Records supplied -
══════════

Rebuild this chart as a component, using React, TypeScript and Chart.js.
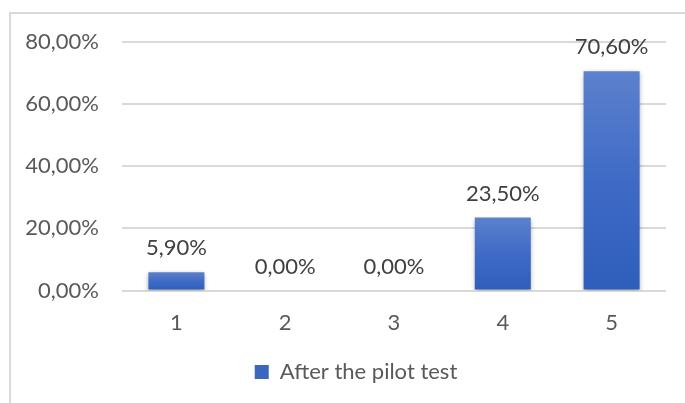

══════════

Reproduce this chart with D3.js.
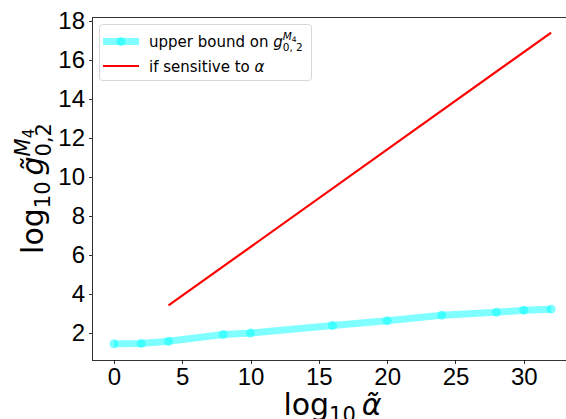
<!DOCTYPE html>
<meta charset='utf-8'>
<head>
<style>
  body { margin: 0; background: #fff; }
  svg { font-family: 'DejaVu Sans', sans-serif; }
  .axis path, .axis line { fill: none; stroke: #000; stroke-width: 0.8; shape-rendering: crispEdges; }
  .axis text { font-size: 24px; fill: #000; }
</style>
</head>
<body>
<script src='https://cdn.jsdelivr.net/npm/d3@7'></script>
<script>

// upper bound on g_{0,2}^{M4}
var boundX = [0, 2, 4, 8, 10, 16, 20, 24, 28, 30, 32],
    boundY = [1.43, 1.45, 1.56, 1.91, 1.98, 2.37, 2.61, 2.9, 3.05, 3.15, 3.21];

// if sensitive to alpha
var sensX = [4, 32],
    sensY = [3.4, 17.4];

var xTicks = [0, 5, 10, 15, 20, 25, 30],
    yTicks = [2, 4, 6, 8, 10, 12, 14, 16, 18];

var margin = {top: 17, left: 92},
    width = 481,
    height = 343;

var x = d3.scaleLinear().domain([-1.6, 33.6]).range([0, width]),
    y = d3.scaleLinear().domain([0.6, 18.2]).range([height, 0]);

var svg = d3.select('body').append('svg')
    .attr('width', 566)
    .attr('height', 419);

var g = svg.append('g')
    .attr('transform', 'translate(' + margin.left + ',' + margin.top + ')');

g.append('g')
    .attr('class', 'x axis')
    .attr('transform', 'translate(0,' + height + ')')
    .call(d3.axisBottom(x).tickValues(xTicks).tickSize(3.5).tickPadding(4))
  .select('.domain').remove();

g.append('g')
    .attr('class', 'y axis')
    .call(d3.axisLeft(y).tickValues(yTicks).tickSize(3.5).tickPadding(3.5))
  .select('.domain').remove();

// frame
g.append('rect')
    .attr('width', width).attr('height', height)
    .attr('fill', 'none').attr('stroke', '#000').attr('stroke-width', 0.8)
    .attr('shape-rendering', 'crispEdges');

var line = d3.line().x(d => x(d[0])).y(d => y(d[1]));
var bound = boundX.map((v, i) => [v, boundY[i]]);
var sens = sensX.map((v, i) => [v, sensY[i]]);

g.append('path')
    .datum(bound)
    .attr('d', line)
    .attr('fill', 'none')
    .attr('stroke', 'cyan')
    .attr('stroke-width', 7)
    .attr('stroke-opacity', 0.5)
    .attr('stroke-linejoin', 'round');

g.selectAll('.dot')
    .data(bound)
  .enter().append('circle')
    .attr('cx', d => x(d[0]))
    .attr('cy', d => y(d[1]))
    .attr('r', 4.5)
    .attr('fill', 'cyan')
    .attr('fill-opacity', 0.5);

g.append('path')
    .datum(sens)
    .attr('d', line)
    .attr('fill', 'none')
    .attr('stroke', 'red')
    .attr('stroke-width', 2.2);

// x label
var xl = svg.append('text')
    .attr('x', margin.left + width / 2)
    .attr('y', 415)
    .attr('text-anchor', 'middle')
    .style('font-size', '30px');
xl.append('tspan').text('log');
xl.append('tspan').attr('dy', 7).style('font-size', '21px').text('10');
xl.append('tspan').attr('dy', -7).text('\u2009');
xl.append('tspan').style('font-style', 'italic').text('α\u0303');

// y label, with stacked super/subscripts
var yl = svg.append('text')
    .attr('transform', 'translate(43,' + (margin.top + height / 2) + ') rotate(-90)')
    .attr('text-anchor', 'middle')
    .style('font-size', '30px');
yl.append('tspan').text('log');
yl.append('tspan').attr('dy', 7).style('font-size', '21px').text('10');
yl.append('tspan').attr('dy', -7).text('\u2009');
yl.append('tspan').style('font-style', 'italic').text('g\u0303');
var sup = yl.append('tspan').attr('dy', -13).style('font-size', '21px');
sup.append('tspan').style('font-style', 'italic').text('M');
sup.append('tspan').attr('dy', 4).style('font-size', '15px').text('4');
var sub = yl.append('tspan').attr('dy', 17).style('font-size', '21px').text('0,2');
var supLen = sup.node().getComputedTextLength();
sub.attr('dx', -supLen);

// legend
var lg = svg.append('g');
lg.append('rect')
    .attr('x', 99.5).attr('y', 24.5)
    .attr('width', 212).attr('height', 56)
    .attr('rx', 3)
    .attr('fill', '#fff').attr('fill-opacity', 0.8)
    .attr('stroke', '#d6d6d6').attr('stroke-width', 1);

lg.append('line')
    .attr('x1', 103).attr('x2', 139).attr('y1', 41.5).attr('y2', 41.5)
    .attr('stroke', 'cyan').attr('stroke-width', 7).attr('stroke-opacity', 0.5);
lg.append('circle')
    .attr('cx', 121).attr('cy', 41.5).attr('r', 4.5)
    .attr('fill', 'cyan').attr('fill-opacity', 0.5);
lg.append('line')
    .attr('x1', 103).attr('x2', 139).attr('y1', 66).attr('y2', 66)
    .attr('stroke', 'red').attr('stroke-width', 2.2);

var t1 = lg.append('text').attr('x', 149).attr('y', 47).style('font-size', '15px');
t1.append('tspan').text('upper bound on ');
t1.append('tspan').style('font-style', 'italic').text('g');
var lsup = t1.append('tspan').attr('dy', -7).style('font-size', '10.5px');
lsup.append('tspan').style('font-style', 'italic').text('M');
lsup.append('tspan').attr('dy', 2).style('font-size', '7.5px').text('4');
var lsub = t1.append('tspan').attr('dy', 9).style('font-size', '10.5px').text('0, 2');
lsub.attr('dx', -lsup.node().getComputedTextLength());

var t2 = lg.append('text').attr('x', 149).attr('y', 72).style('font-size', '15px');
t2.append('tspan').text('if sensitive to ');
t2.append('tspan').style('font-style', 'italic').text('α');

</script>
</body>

══════════

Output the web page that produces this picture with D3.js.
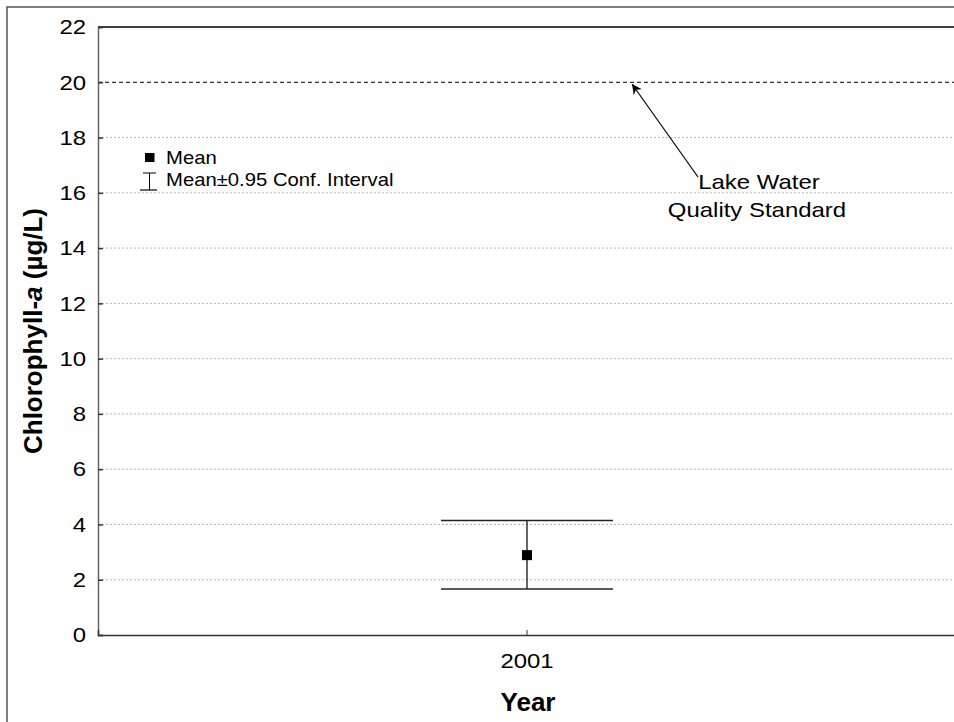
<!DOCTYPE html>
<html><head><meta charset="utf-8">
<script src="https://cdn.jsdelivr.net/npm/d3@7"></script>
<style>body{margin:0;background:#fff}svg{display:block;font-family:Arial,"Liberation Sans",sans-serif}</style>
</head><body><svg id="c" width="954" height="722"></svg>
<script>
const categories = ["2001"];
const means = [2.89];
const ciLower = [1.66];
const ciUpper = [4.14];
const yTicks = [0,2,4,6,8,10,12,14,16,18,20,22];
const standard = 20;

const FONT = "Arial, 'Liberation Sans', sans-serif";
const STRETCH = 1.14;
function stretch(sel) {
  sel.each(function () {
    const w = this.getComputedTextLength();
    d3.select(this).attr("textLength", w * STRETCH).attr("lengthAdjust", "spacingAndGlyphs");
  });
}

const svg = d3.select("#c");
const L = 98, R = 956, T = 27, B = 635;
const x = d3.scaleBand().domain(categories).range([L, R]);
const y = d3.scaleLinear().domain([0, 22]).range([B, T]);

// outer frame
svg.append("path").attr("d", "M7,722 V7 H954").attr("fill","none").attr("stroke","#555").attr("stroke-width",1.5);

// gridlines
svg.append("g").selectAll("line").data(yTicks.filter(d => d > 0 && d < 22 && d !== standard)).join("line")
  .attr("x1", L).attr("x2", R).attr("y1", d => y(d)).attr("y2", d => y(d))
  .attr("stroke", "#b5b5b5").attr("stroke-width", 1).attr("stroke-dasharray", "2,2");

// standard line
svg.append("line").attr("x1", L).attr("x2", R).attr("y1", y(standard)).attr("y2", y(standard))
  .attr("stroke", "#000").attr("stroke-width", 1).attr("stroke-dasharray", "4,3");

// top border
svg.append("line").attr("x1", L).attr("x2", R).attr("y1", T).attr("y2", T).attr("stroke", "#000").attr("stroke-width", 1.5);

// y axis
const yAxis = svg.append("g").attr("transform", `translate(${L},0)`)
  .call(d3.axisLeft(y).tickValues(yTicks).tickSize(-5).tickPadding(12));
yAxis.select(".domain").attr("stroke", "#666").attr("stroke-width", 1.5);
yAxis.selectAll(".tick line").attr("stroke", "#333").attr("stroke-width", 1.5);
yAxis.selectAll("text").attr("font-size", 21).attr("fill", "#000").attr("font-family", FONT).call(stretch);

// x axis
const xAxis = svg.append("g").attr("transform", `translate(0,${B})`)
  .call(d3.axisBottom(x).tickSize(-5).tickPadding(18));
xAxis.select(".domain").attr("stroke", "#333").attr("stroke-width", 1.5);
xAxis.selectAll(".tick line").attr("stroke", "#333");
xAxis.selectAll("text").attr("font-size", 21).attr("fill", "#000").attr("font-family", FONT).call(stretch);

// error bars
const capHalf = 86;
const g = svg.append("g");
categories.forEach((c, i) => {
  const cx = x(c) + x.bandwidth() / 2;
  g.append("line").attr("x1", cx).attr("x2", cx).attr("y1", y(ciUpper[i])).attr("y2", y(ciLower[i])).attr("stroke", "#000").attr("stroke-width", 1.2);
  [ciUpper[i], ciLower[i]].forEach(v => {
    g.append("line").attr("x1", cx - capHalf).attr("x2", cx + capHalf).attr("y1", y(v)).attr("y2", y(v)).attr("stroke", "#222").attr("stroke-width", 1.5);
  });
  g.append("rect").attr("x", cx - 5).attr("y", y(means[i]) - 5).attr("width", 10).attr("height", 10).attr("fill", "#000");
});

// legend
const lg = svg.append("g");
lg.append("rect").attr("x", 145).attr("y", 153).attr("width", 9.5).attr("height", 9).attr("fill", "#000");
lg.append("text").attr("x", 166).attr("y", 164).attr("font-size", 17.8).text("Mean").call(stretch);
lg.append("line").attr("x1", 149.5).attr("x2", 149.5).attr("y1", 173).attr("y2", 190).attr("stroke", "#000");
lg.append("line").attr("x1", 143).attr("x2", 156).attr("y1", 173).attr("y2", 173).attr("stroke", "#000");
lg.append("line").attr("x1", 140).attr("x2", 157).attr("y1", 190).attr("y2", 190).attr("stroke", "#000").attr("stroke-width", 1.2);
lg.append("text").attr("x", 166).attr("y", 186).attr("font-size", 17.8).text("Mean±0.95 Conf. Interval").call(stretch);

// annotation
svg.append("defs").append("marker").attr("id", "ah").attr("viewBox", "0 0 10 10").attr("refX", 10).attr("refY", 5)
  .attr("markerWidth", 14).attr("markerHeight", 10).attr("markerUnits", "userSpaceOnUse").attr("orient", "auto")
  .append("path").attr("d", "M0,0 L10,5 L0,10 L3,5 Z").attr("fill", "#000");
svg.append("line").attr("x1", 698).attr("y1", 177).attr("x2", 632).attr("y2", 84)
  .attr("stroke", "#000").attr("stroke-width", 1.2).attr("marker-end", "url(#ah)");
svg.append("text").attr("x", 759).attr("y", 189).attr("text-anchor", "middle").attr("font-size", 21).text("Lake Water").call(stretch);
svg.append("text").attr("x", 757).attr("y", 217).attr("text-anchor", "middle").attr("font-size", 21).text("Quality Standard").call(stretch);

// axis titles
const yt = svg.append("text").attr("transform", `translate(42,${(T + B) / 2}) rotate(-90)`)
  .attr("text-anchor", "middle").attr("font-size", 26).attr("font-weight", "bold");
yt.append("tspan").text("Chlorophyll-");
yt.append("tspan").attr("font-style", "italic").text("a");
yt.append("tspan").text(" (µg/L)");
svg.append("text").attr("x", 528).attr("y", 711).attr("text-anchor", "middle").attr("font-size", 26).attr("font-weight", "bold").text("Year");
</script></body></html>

══════════

Quote the data above exactly from the line with "Reproduce this chart with D3.js." to the line with "var sens = sensX.map((v, i)", both ends counted, and nothing else. Pictures don't go in.

Response -
Reproduce this chart with D3.js.
<!DOCTYPE html>
<meta charset='utf-8'>
<head>
<style>
  body { margin: 0; background: #fff; }
  svg { font-family: 'DejaVu Sans', sans-serif; }
  .axis path, .axis line { fill: none; stroke: #000; stroke-width: 0.8; shape-rendering: crispEdges; }
  .axis text { font-size: 24px; fill: #000; }
</style>
</head>
<body>
<script src='https://cdn.jsdelivr.net/npm/d3@7'></script>
<script>

// upper bound on g_{0,2}^{M4}
var boundX = [0, 2, 4, 8, 10, 16, 20, 24, 28, 30, 32],
    boundY = [1.43, 1.45, 1.56, 1.91, 1.98, 2.37, 2.61, 2.9, 3.05, 3.15, 3.21];

// if sensitive to alpha
var sensX = [4, 32],
    sensY = [3.4, 17.4];

var xTicks = [0, 5, 10, 15, 20, 25, 30],
    yTicks = [2, 4, 6, 8, 10, 12, 14, 16, 18];

var margin = {top: 17, left: 92},
    width = 481,
    height = 343;

var x = d3.scaleLinear().domain([-1.6, 33.6]).range([0, width]),
    y = d3.scaleLinear().domain([0.6, 18.2]).range([height, 0]);

var svg = d3.select('body').append('svg')
    .attr('width', 566)
    .attr('height', 419);

var g = svg.append('g')
    .attr('transform', 'translate(' + margin.left + ',' + margin.top + ')');

g.append('g')
    .attr('class', 'x axis')
    .attr('transform', 'translate(0,' + height + ')')
    .call(d3.axisBottom(x).tickValues(xTicks).tickSize(3.5).tickPadding(4))
  .select('.domain').remove();

g.append('g')
    .attr('class', 'y axis')
    .call(d3.axisLeft(y).tickValues(yTicks).tickSize(3.5).tickPadding(3.5))
  .select('.domain').remove();

// frame
g.append('rect')
    .attr('width', width).attr('height', height)
    .attr('fill', 'none').attr('stroke', '#000').attr('stroke-width', 0.8)
    .attr('shape-rendering', 'crispEdges');

var line = d3.line().x(d => x(d[0])).y(d => y(d[1]));
var bound = boundX.map((v, i) => [v, boundY[i]]);
var sens = sensX.map((v, i) => [v, sensY[i]]);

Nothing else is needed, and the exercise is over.